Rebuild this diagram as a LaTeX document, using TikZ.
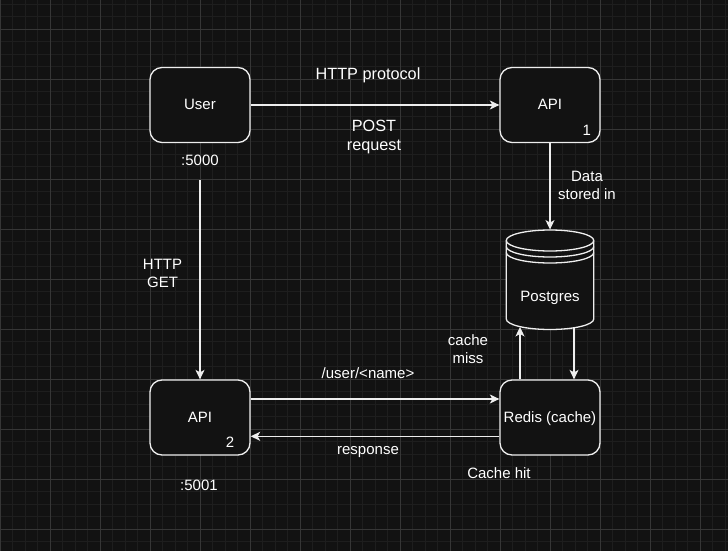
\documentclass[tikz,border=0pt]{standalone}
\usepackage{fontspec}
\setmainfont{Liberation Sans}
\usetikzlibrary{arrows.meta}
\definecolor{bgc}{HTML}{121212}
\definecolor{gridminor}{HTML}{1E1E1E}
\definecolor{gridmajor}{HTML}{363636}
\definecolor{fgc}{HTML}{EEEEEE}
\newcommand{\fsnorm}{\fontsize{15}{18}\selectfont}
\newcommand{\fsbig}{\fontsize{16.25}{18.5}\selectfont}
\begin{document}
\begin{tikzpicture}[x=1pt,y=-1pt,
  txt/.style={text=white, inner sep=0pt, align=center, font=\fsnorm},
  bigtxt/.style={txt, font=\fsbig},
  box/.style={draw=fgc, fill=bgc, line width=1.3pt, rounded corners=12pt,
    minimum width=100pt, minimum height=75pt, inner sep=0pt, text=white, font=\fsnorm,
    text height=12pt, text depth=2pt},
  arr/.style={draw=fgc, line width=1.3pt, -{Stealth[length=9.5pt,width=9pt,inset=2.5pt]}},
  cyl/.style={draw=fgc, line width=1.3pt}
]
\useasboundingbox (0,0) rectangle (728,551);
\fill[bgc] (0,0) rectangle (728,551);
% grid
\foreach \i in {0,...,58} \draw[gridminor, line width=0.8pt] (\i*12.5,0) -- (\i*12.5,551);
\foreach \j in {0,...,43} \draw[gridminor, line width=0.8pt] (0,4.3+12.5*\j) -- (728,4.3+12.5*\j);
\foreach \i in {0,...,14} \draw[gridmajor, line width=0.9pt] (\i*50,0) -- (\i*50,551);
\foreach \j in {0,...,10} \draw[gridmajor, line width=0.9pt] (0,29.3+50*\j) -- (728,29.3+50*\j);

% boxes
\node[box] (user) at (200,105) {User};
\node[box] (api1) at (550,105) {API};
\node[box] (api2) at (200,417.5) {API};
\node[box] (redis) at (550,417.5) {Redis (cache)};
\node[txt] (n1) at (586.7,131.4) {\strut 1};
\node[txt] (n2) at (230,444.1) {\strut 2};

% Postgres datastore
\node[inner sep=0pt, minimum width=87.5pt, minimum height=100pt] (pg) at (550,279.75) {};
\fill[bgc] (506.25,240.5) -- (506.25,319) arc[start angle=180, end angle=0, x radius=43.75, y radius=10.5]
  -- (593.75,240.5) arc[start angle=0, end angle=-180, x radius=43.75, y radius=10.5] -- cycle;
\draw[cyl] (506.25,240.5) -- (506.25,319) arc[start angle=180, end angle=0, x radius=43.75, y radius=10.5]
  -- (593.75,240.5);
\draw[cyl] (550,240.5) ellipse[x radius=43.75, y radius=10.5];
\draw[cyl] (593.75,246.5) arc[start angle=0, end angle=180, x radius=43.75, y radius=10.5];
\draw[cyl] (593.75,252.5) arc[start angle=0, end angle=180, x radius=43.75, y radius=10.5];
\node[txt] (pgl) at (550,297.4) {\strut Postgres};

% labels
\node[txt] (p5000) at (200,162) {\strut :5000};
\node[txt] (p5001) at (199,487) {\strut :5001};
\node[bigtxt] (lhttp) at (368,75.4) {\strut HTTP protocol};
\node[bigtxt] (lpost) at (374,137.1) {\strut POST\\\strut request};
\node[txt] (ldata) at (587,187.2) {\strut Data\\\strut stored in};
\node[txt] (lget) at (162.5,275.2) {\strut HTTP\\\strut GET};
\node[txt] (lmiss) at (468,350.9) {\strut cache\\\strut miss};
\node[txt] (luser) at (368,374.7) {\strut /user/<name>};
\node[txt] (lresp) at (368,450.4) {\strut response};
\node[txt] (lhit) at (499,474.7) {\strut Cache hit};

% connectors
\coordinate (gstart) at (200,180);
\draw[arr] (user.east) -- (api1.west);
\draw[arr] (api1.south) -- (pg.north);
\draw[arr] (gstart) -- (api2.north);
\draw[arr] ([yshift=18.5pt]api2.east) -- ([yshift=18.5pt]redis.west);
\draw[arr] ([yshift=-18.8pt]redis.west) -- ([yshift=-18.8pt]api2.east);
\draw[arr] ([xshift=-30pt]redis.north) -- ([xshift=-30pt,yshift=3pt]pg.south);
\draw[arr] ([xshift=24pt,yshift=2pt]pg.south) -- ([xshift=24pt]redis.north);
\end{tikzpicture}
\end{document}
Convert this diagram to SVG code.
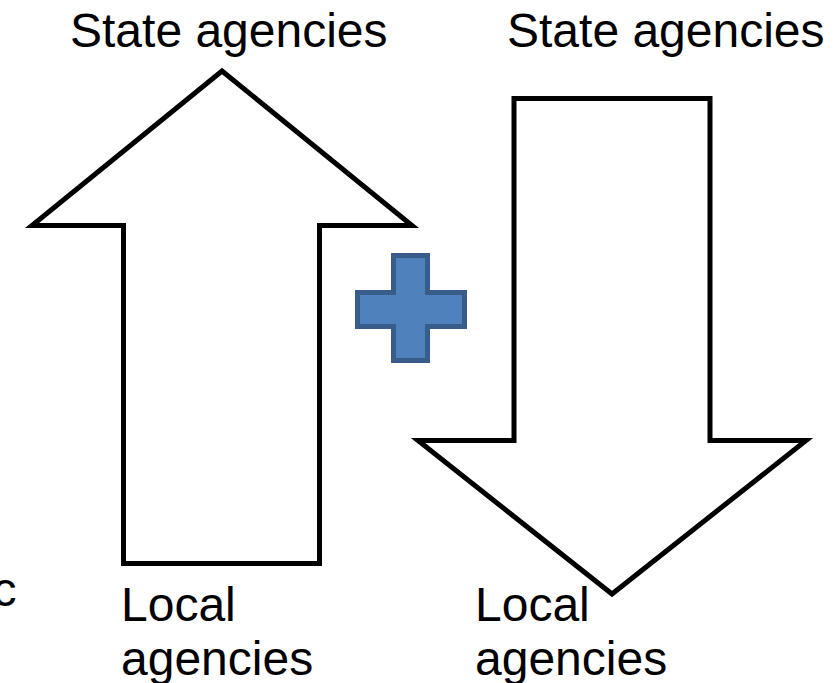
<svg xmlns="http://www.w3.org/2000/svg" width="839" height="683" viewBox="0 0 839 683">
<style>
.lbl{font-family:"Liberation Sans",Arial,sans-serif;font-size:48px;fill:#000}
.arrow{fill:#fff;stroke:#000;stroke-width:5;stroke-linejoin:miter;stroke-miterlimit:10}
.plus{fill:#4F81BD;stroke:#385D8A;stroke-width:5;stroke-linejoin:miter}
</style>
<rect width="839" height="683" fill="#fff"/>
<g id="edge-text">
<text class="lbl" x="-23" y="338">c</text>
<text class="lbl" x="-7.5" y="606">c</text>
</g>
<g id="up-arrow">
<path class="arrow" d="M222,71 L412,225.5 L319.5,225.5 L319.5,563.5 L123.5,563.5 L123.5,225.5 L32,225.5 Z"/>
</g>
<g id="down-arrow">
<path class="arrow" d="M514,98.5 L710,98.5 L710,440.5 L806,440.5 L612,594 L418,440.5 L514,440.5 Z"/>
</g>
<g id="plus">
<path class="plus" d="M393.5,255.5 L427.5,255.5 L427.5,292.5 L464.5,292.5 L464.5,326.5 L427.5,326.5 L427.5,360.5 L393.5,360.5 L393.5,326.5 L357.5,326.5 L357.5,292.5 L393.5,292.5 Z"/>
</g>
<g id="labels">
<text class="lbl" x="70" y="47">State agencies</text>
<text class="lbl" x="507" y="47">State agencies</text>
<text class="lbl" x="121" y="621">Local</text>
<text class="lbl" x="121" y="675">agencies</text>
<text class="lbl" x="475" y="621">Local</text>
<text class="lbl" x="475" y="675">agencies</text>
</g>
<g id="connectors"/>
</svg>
::::
◆ **Exercise description**
Identify each line of the material where the word "diagram" shows up, and copy it.

◆ **Written solution**
Rebuild this diagram as a LaTeX document, using TikZ.
Convert this diagram to SVG code.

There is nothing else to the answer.